-------- DATA EXTRACT

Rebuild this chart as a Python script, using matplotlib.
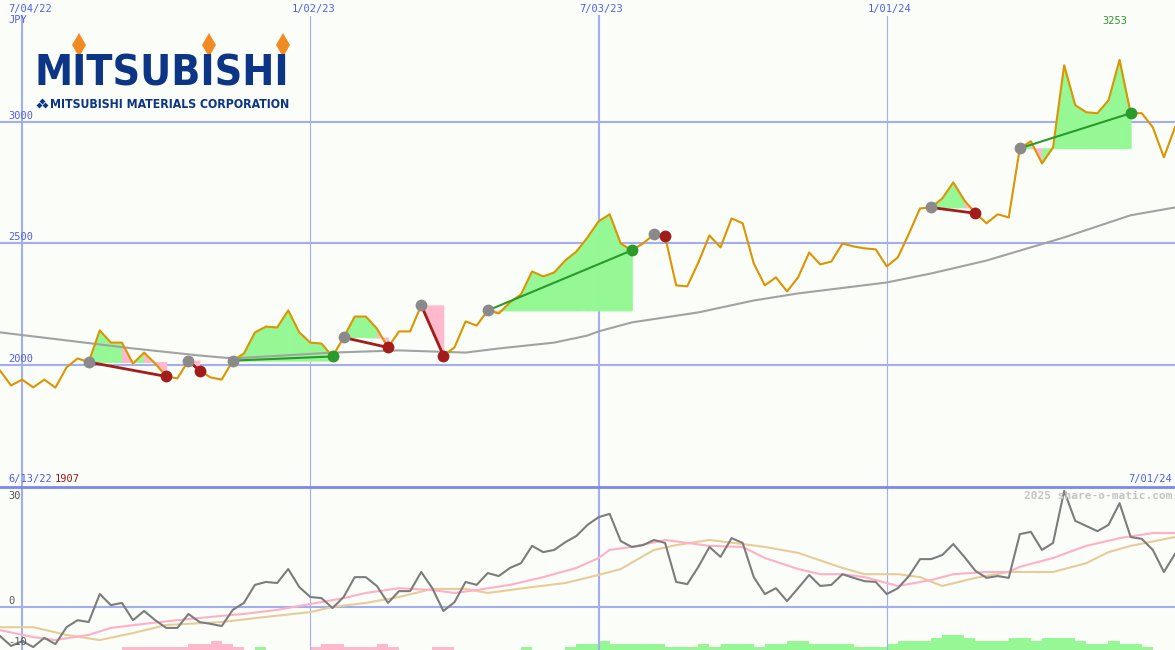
import numpy as np
import pandas as pd
import matplotlib
matplotlib.use("Agg")
import matplotlib.pyplot as plt
import matplotlib.dates as mdates
from matplotlib import font_manager
from matplotlib.font_manager import FontProperties
from datetime import datetime

# ---------------- data ----------------
dates = pd.date_range("2022-06-20", periods=107, freq="7D")

price = [1977, 1916, 1940, 1908, 1940, 1907, 1990, 2027, 2012, 2142,
         2092, 2092, 2006, 2051, 2006, 1953, 1945, 2018, 1977, 1949,
         1940, 2018, 2047, 2134, 2158, 2154, 2224, 2134, 2092, 2088,
         2035, 2113, 2199, 2199, 2150, 2072, 2138, 2138, 2245, 2142,
         2039, 2072, 2179, 2162, 2224, 2212, 2257, 2290, 2384, 2364,
         2380, 2430, 2466, 2524, 2590, 2619, 2499, 2471, 2499, 2536,
         2528, 2327, 2323, 2421, 2532, 2483, 2602, 2582, 2417, 2327,
         2360, 2302, 2360, 2462, 2413, 2425, 2499, 2487, 2479, 2475,
         2405, 2442, 2540, 2643, 2647, 2684, 2750, 2676, 2623, 2582,
         2619, 2606, 2890, 2919, 2828, 2894, 3231, 3067, 3038, 3034,
         3087, 3253, 3034, 3034, 2976, 2853, 2976]

ma_weeks = [0, 6, 12, 18, 21, 27, 30, 36, 42, 45, 50, 53, 54, 57, 63, 68,
            72, 80, 84, 89, 96, 102, 106]
ma_values = [2134, 2101, 2068, 2039, 2027, 2043, 2051, 2060, 2051, 2068, 2092,
             2121, 2138, 2175, 2216, 2265, 2294, 2339, 2376, 2429, 2524, 2615, 2647]

entries = [8, 17, 21, 31, 38, 44, 59, 84, 92]
exits = [15, 18, 30, 35, 40, 57, 60, 88, 102]

momentum = [-7.8, -10.5, -9.2, -10.8, -8.3, -10.0, -5.4, -3.5, -4.0, 3.6,
            0.6, 1.2, -3.5, -1.0, -3.5, -5.6, -5.6, -1.8, -4.0, -4.5,
            -5.1, -0.7, 1.2, 6.1, 6.9, 6.6, 10.4, 5.5, 2.8, 2.5,
            -0.2, 2.8, 8.2, 8.2, 5.8, 1.2, 4.4, 4.4, 9.6, 5.2,
            -1.0, 1.4, 6.9, 6.1, 9.3, 8.5, 10.7, 12.0, 16.7, 15.0,
            15.6, 17.7, 19.4, 22.4, 24.5, 25.4, 18.0, 16.4, 16.9, 18.3,
            17.5, 6.9, 6.3, 11.0, 16.4, 13.7, 18.8, 17.5, 8.2, 3.6,
            5.2, 1.7, 5.2, 8.8, 5.8, 6.1, 9.0, 8.0, 7.1, 6.9,
            3.6, 5.2, 8.5, 13.1, 13.1, 14.2, 17.2, 13.7, 9.9, 8.0,
            8.5, 8.0, 19.9, 20.5, 15.6, 17.5, 31.6, 23.5, 22.1, 20.7,
            22.4, 28.3, 19.1, 18.6, 15.6, 9.6, 14.5]

pink_weeks = [0, 3, 5, 8, 10, 13, 16, 19, 22, 25, 28, 31, 33, 36, 39, 41, 43,
              46, 49, 52, 54, 55, 57, 60, 62, 64, 67, 69, 72, 74, 76, 78, 80,
              81, 84, 86, 89, 91, 92, 95, 98, 101, 104, 106]
pink_values = [-6.2, -8.1, -8.9, -7.5, -5.6, -4.5, -3.5, -2.6, -1.8, -0.7, 0.9,
               2.5, 3.9, 5.2, 4.7, 3.9, 4.7, 6.1, 8.2, 10.7, 13.4, 15.6, 16.4,
               18.3, 17.5, 16.7, 16.4, 13.4, 10.4, 9.0, 9.0, 8.2, 6.6, 5.8, 7.4,
               9.0, 9.6, 9.6, 11.0, 13.4, 16.7, 18.8, 20.2, 20.2]

tan_weeks = [0, 3, 6, 9, 12, 15, 20, 24, 28, 30, 33, 36, 39, 42, 44, 48, 51,
             54, 56, 59, 61, 64, 67, 69, 72, 76, 78, 81, 83, 85, 88, 91, 95,
             98, 100, 102, 106]
tan_values = [-5.4, -5.4, -7.5, -8.9, -7.0, -4.8, -4.0, -2.6, -1.3, 0.1, 1.2,
              2.8, 5.0, 5.0, 3.9, 5.5, 6.6, 8.8, 10.4, 15.6, 16.9, 18.3, 17.2,
              16.4, 14.8, 10.7, 9.0, 9.0, 8.2, 5.8, 8.0, 9.6, 9.6, 12.0, 15.0,
              16.7, 19.1]

bars = [0, 0, 0, 0, 0, 0, 0, 0, 0, 0,
        0, -1, -1, -1, -1, -1, -1, -2, -2, -3,
        -2, -1, 0, 1, 0, 0, 0, 0, -1, -2,
        -2, -1, -1, -1, -2, -1, 0, 0, 0, -1,
        -1, 0, 0, 0, 0, 0, 0, 1, 0, 0,
        0, 1, 2, 2, 3, 2, 2, 2, 2, 2,
        1, 1, 1, 2, 1, 2, 2, 2, 1, 2,
        2, 3, 3, 2, 2, 2, 2, 1, 1, 1,
        2, 3, 3, 3, 4, 5, 5, 4, 3, 3,
        3, 4, 4, 3, 4, 4, 4, 3, 2, 2,
        3, 2, 2, 1, 0, 0, 0]

date_labels = ["7/04/22", "1/02/23", "7/03/23", "1/01/24"]
price_ticks = [2000, 2500, 3000]

# ---------------- style ----------------
BG = "#fbfdf9"
GRID = "#a3aef0"
SEP = "#7b88ee"
BLUE_TXT = "#4f5ef0"
ORANGE = "#dc9400"
GREEN_FILL = "#95f895"
PINK_FILL = "#ffb8cc"
MONO = "DejaVu Sans Mono"

xs = mdates.date2num(dates.to_pydatetime())
price = np.array(price, dtype=float)

fig = plt.figure(figsize=(11.75, 6.5), dpi=100)
fig.patch.set_facecolor(BG)
ax1 = fig.add_axes([0, 163 / 650, 1, 487 / 650])
ax2 = fig.add_axes([0, 0, 1, 163 / 650])
for ax in (ax1, ax2):
    ax.set_facecolor(BG)
    ax.set_xlim(xs[0], xs[-1])
    for s in ax.spines.values():
        s.set_visible(False)
    ax.set_xticks([])
    ax.set_yticks([])
ax1.set_ylim(1499, 3499)
ax2.set_ylim(-11.6, 32.7)

# grid
grid_dates = [datetime.strptime(d, "%m/%d/%y") for d in date_labels]
for d in grid_dates:
    lw = 1.5 if d.month == 7 else 0.8
    xd = mdates.date2num(d)
    ax1.axvline(xd, ymax=1 - 16 / 487, color=GRID, lw=lw, zorder=1)
    ax2.axvline(xd, color=GRID, lw=lw, zorder=1)
for v in price_ticks:
    ax1.axhline(v, color=GRID, lw=1.5, zorder=1)
ax2.axhline(0, color=GRID, lw=1.5, zorder=1)

# trade fills
for e, x_ in zip(entries, exits):
    lvl = price[e]
    for i in range(e, x_):
        col = GREEN_FILL if price[i + 1] >= lvl else PINK_FILL
        ax1.fill_between(xs[i:i + 2], price[i:i + 2], lvl, color=col,
                         lw=0.6, edgecolor=col, zorder=2)

ax1.plot(xs[ma_weeks], ma_values, color="#a2a2a2", lw=1.5, zorder=3)
ax1.plot(xs, price, color=ORANGE, lw=1.5, zorder=4)

for e, x_ in zip(entries, exits):
    win = price[x_] > price[e]
    lc = "#2a9a2a" if win else "#a31c1c"
    ax1.plot([xs[e], xs[x_]], [price[e], price[x_]], color=lc,
             lw=1.5 if win else 2.0, zorder=5)
    ax1.plot(xs[e], price[e], "o", ms=8.5, color="#8a8a8a", zorder=6, mew=0)
    ax1.plot(xs[x_], price[x_], "o", ms=8.5, color=lc, zorder=6, mew=0)

# lower panel
ax3 = ax2.twinx()
ax3.set_ylim(0, 163 / 3)
ax3.set_xlim(xs[0], xs[-1])
ax3.set_yticks([])
for s in ax3.spines.values():
    s.set_visible(False)
bar_arr = np.array(bars, dtype=float)
bar_cols = [GREEN_FILL if b > 0 else PINK_FILL for b in bar_arr]
ax3.bar(xs, np.abs(bar_arr), width=7, align="edge", color=bar_cols, lw=0, zorder=1)
ax3.set_zorder(ax2.get_zorder() - 1)
ax2.patch.set_visible(False)
ax3.patch.set_facecolor(BG)

ax2.plot(xs[tan_weeks], tan_values, color="#e6cc98", lw=1.5, zorder=3)
ax2.plot(xs[pink_weeks], pink_values, color="#ffb0c6", lw=1.5, zorder=3)
ax2.plot(xs, momentum, color="#7c7c7c", lw=1.5, zorder=4)

# ---------------- overlay text (pixel coords) ----------------
ov = fig.add_axes([0, 0, 1, 1])
ov.set_xlim(0, 1175)
ov.set_ylim(650, 0)
ov.axis("off")
ov.patch.set_visible(False)
ov.axhline(487, color=SEP, lw=2)

fs = 7.5
ov.text(8, 9, date_labels[0], ha="left", va="center", color=BLUE_TXT, family=MONO, fontsize=fs)
for lab, d in zip(date_labels[1:], grid_dates[1:]):
    px = (mdates.date2num(d) - xs[0]) / (xs[-1] - xs[0]) * 1175
    ov.text(px + 3, 9, lab, ha="center", va="center", color=BLUE_TXT, family=MONO, fontsize=fs)
ov.text(8, 20, "JPY", ha="left", va="center", color=BLUE_TXT, family=MONO, fontsize=fs)
for v in price_ticks:
    py = (3499 - v) / (3499 - 1499) * 487
    ov.text(8, py - 6, str(v), ha="left", va="center", color=BLUE_TXT, family=MONO, fontsize=fs)
ov.text(1115, 21, str(int(price.max())), ha="center", va="center", color="#2a9a2a", family=MONO, fontsize=fs)
ov.text(8, 479, "6/13/22", ha="left", va="center", color=BLUE_TXT, family=MONO, fontsize=fs)
ov.text(55, 479, str(int(price.min())), ha="left", va="center", color="#a01818", family=MONO, fontsize=fs)
ov.text(1172, 479, "7/01/24", ha="right", va="center", color=BLUE_TXT, family=MONO, fontsize=fs)
ov.text(8, 496, "30", ha="left", va="center", color="#555555", family=MONO, fontsize=fs)
ov.text(8, 601, "0", ha="left", va="center", color="#555555", family=MONO, fontsize=fs)
ov.text(8, 642, "-10", ha="left", va="center", color="#555555", family=MONO, fontsize=fs)
ov.text(1172, 496, "2025 share-o-matic.com", ha="right", va="center", color="#c4c4c4",
        family=MONO, fontsize=8, fontweight="bold")

# logo: prefer a condensed / narrow bold face if one is installed
cands = []
for f in font_manager.fontManager.ttflist:
    narrow = ("Narrow" in f.name or "Condensed" in f.name or
              str(f.stretch) in ("condensed", "semi-condensed", "extra-condensed") or
              "Condensed" in f.fname or "Narrow" in f.fname)
    if narrow:
        wt = f.weight if isinstance(f.weight, int) else (700 if "bold" in str(f.weight).lower() else 400)
        cands.append((abs(wt - 700), "Italic" in f.fname or f.style != "normal", f.fname))
cands.sort()
if cands and not cands[0][1]:
    logo_fp = FontProperties(fname=cands[0][2])
else:
    logo_fp = FontProperties(family="DejaVu Sans", weight="bold")

NAVY = "#0c3585"
renderer = fig.canvas.get_renderer()


def fit_text(x, y, s, width, size, va):
    fp = logo_fp.copy()
    fp.set_size(size)
    t = ov.text(x, y, s, ha="left", va=va, color=NAVY, fontproperties=fp)
    w = t.get_window_extent(renderer).width
    fp.set_size(size * width / w)
    t.set_fontproperties(fp)
    return t


fit_text(35, 95, "MITSUBISHI", 255, 40, "bottom")
fit_text(50, 108, "MITSUBISHI MATERIALS CORPORATION", 240, 10, "baseline")
for dx, dy in [(79, 45), (209, 45), (283, 45)]:
    ov.plot(dx, dy, marker="d", ms=12, color="#f28a22", mew=0)
for dx, dy in [(42, 100.5), (39.2, 105.3), (44.8, 105.3)]:
    ov.plot(dx, dy, marker="D", ms=3, color=NAVY, mew=0)

fig.savefig("out.png", dpi=100, facecolor=BG)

----------------

WHAT NEEDS TO BE DONE => In the data above, please extract the lines from the first one through the line with "3087, 3253, 3034, 3034, 2976, 2853, 2976]", exactly, and keep pictures out.

EXERCISE SOLUTION =>
Rebuild this chart as a Python script, using matplotlib.
import numpy as np
import pandas as pd
import matplotlib
matplotlib.use("Agg")
import matplotlib.pyplot as plt
import matplotlib.dates as mdates
from matplotlib import font_manager
from matplotlib.font_manager import FontProperties
from datetime import datetime

# ---------------- data ----------------
dates = pd.date_range("2022-06-20", periods=107, freq="7D")

price = [1977, 1916, 1940, 1908, 1940, 1907, 1990, 2027, 2012, 2142,
         2092, 2092, 2006, 2051, 2006, 1953, 1945, 2018, 1977, 1949,
         1940, 2018, 2047, 2134, 2158, 2154, 2224, 2134, 2092, 2088,
         2035, 2113, 2199, 2199, 2150, 2072, 2138, 2138, 2245, 2142,
         2039, 2072, 2179, 2162, 2224, 2212, 2257, 2290, 2384, 2364,
         2380, 2430, 2466, 2524, 2590, 2619, 2499, 2471, 2499, 2536,
         2528, 2327, 2323, 2421, 2532, 2483, 2602, 2582, 2417, 2327,
         2360, 2302, 2360, 2462, 2413, 2425, 2499, 2487, 2479, 2475,
         2405, 2442, 2540, 2643, 2647, 2684, 2750, 2676, 2623, 2582,
         2619, 2606, 2890, 2919, 2828, 2894, 3231, 3067, 3038, 3034,
         3087, 3253, 3034, 3034, 2976, 2853, 2976]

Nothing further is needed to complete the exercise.